PATTAE.com | Dara’- Indonesia dikenal sebagai negara kepulauan dengan memiliki suku dan bahasa daerah terbanyak di dunia. Salah satunya berada di Kabupaten Polewali Mandar (Pol-Man), Provinsi Sulawesi Barat (Sul-Bar). Dengan letak geografis kependudukan masyarakat Pol-Man, ada yang bermukim di daerah pegunungan, dan ada pula yang bermukiman di sekitar pesisir Pantai.
Pol-Man sendiri dikenal memiliki banyak suku dengan beragam macam bahasa, adat istiadat, dan ritual-ritual yang berbeda-beda, sebut saja diantaranya adalah Etnis Pattae’.
Suku/Etnis Pattae’ memiliki bahasa dan adat yang lain dari pada Etnis lain yang ada di Polewali Mandar. dalam masyarakat Pattae’, khusunya yang bertempat tinggal di daerah Dara, memiliki adat atau kebiasan turun-temurun dari nenek moyang mereka, yaitu adat ritual “Lao ma’doda, Lao mappakande”
“Lao ma’doda”, atau “Lao ma’pakande” adalah merupakan tradisi masyarakat etnis pattae’ yang ada di Dara’, dengan beranjak ke tepi sungai membawa seserahan makanan, dimana sungai tersebut, diyakinin sebagai tempat jelmaan Nenek Moyang etnis pattae’ berada.
Jelmaan yang diyakini sebagai nenek moyang masyarakat Pattae’ yang ada di wilayah Dara’, adalah se ekor ikan yang masyarakat sekitar menyebutnya “Bale Salo'” (Ikan Gabus).

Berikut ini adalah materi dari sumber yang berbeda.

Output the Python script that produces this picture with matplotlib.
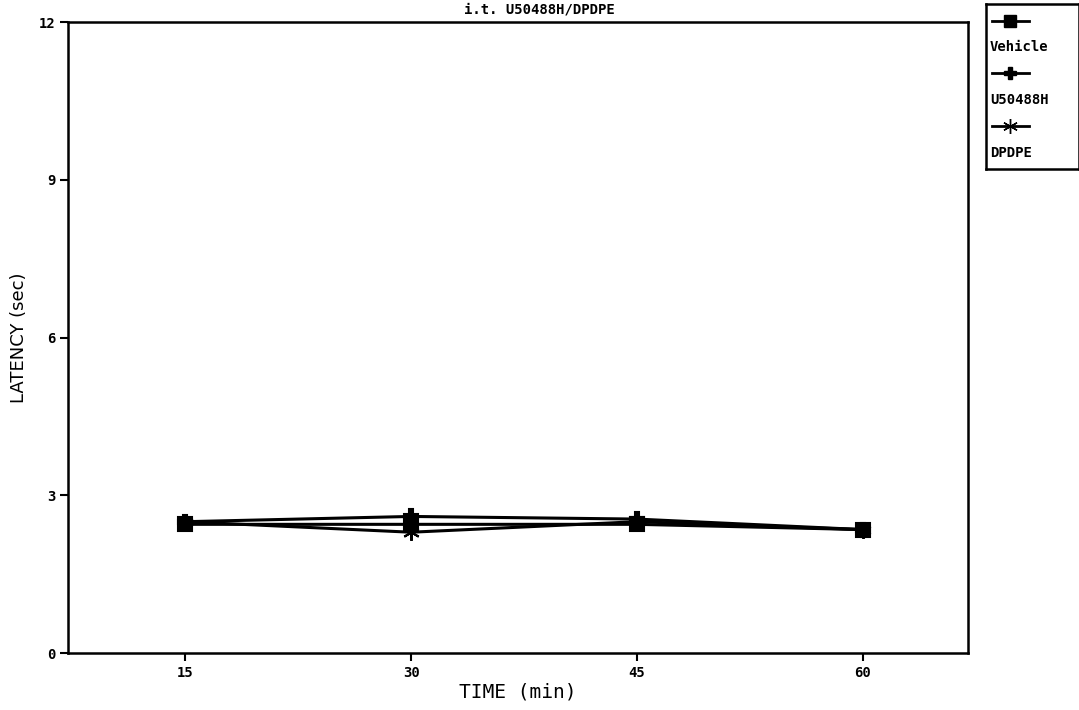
import matplotlib.pyplot as plt
from matplotlib.lines import Line2D

# data
time_min = [15, 30, 45, 60]
vehicle = [2.45, 2.45, 2.45, 2.35]
u50488h = [2.50, 2.60, 2.55, 2.35]
dpdpe = [2.50, 2.30, 2.50, 2.35]

series_names = ["Vehicle", "U50488H", "DPDPE"]
series_values = [vehicle, u50488h, dpdpe]
series_markers = ["s", "P", (6, 2, 0)]
series_msize = [10, 10, 12]

y_ticks = [0, 3, 6, 9, 12]

fig = plt.figure(figsize=(10.79, 7.10), dpi=100)
ax = fig.add_axes([0.063, 0.080, 0.834, 0.889])

for name, vals, mk, ms in zip(series_names, series_values, series_markers, series_msize):
    ax.plot(time_min, vals, color="black", lw=2.2, marker=mk, markersize=ms,
            markeredgewidth=1.5, markerfacecolor="black", markeredgecolor="black",
            label=name, clip_on=False)

ax.set_xlim(7.2, 67)
ax.set_ylim(0, 12)
ax.set_xticks(time_min)
ax.set_yticks(y_ticks)
ax.tick_params(axis="both", direction="out", length=6, width=1.5,
               top=False, right=False, labelsize=10, pad=3)
for lab in ax.get_xticklabels() + ax.get_yticklabels():
    lab.set_fontweight("bold")
    lab.set_family("DejaVu Sans Mono")
for sp in ax.spines.values():
    sp.set_linewidth(1.8)

ax.set_xlabel("TIME (min)", fontsize=14, family="DejaVu Sans Mono", labelpad=2)
ax.set_ylabel("LATENCY (sec)", fontsize=13, family="DejaVu Sans", labelpad=8)
fig.text(0.5, 0.997, "i.t. U50488H/DPDPE", ha="center", va="top",
         fontsize=10, family="DejaVu Sans Mono", fontweight="bold")

# legend box on the right, sample line above each label
lax = fig.add_axes([0.914, 0.762, 0.086, 0.232])
lax.set_xlim(0, 1)
lax.set_ylim(0, 1)
lax.set_xticks([])
lax.set_yticks([])
for sp in lax.spines.values():
    sp.set_linewidth(1.8)
row_y = [0.90, 0.58, 0.26]
for name, mk, ms, yy in zip(series_names, series_markers, series_msize, row_y):
    lax.add_line(Line2D([0.06, 0.26, 0.46], [yy, yy, yy], color="black", lw=2,
                        marker=mk, markevery=[1], markersize=ms * 0.9,
                        markerfacecolor="black", markeredgecolor="black"))
    lax.text(0.04, yy - 0.16, name, fontsize=10, fontweight="bold",
             family="DejaVu Sans Mono", va="center", ha="left")

fig.savefig("out.png", dpi=100)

Masyarakat pattae pantang memakan, atau membunuh ikan gabus, di karenakan ikan tersebut diyakini sebagai jelmaan Nene’ (Nenek moyang) dari masyarakat Pattae’ yang tinggal di Dara’.
menurut ,Liati, salah seorang warga Dara’ yang di temui pattae.com menceritakan kisah adanya ritual Lao ma’doda, Lao ma’pakande itu muncul disebabkan adanya perjanjian antara Ikan Gabus (Bale Salo) dengan nenek moyang masyarakat Pattae’. perjanjian ini terjadi setelah nenek moyang etnis pattae’ di Dara’ diselamatkan oleh se ekor Bale Salo’ pada masa lampau
“sejarah Ritual Lao ma’doda lao mappa kande dulunya merupakan suatu perjanjiaan antara Bale Salo’ (Ikan Gabus) dengan nenek moyang masyarakat Patte’ yang ada di dara, dikala itu, nenek moyang masyarakat pattae’ di Dara hanyut terbawa arus sungai yang deras ketika banjir datang saat hendak menyebrang, pada saat itu juga, datang segerombolan Bale salo (Ikan Gabus) menolong sang nenek tadi dan membawanya ketepian, disitulah terjadi perjanjian nenek moyang masyarakat pattae’ di Dara dengan Bale salo” cerita, Liati, saat dijumpai pattae.com di rumahnya, Jumat, 28/04/2017
“Sang nenek mengatakan, aku dan keturunanku nanti tidak akan memakanmu, Pantangan besar untuk memakanmu tetapi aku dan keturunanku yang akan memberimu makan” lanjut, Liati Bercerita
Sungai yang sering dikunjungi, dan dijadikan sebagai tempat ritual Ma’doda dan Ma’pakande adalah sungai Mombi’ yang ada di Dara’, yang berjarak kurang lebih 2 Kilo Meter dari jalan poros Mamasa.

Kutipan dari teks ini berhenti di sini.